Le politiche di istruzione per promuovere l’equità nell’educazione terziaria devono individuare le disparità sociali già nel segmento della scuola dell’obbligo in modo da ridurre, anche attraverso le pratiche scolastiche, le differenze causate dalle disparità socio-economiche.
Il senso di appartenenza degli studenti alle scuole è diminuito nel tempo?
COSA DICE IL FOCUS n. 100
Nel 2015 la maggioranza degli studenti che hanno partecipato all’indagine PISA ha dichiarato di sentirsi parte della comunità scolastica, ma questo dato è comunque in diminuzione, nella maggior parte dei Paesi, se raffrontato con il dato del 2003. Il dato è importante in quanto, in media nei Paesi OCSE, gli studenti che non si sentono parte della comunità scolastica hanno una probabilità tre volte maggiore di sentirsi insoddisfatti della loro vita rispetto a studenti che vivono il senso di appartenenza. Inoltre gli studenti che non si sentono parte della comunità scolastica ottengono in scienze un punteggio mediamente inferiore di 22 punti rispetto agli altri studenti.

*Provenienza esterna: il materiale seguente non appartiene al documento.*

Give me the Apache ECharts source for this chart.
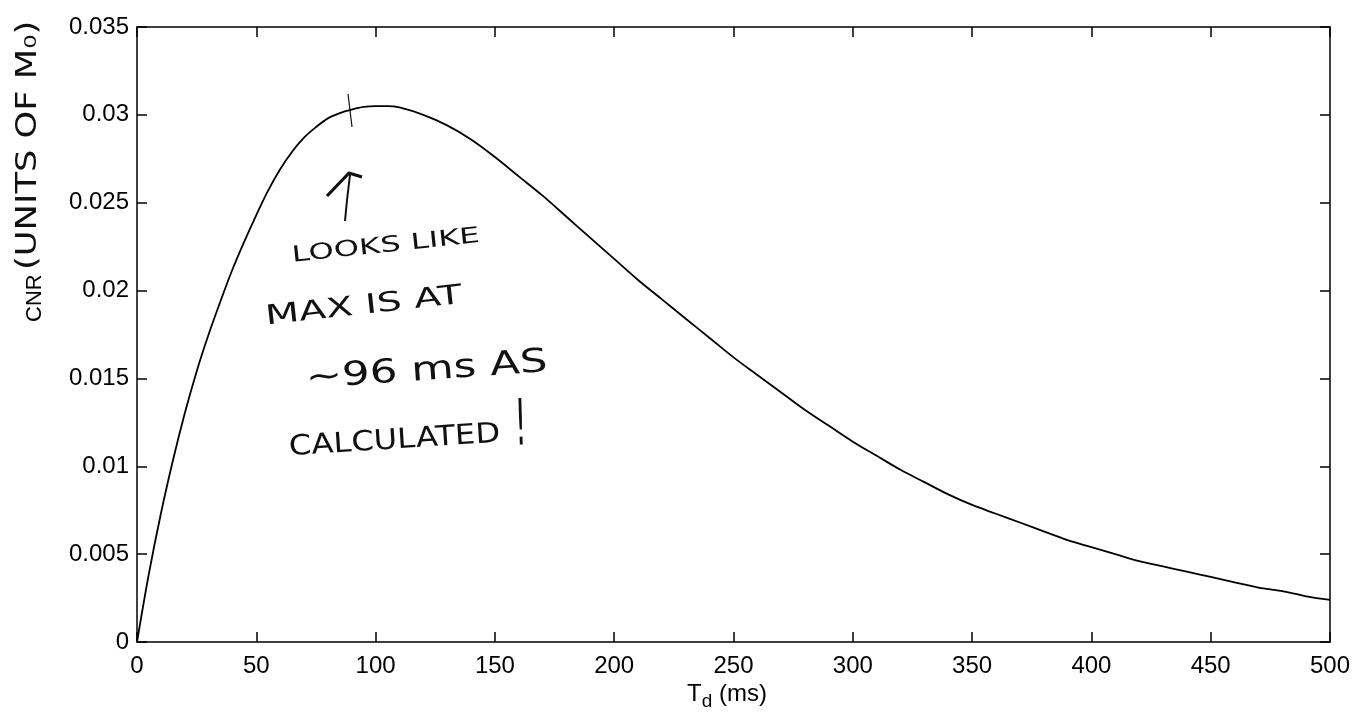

Allo scopo di sostenere il senso di appartenenza alla scuola è necessario che dirigenti scolastici e docenti aiutino gli studenti a rischio di esclusione a stringere più stretti legami con i propri pari e con gli educatori. Naturalmente le strategie per il benessere scolastico non devono essere rivolte solo agli adolescenti a rischio ma coinvolgere l’intera comunità scolastica.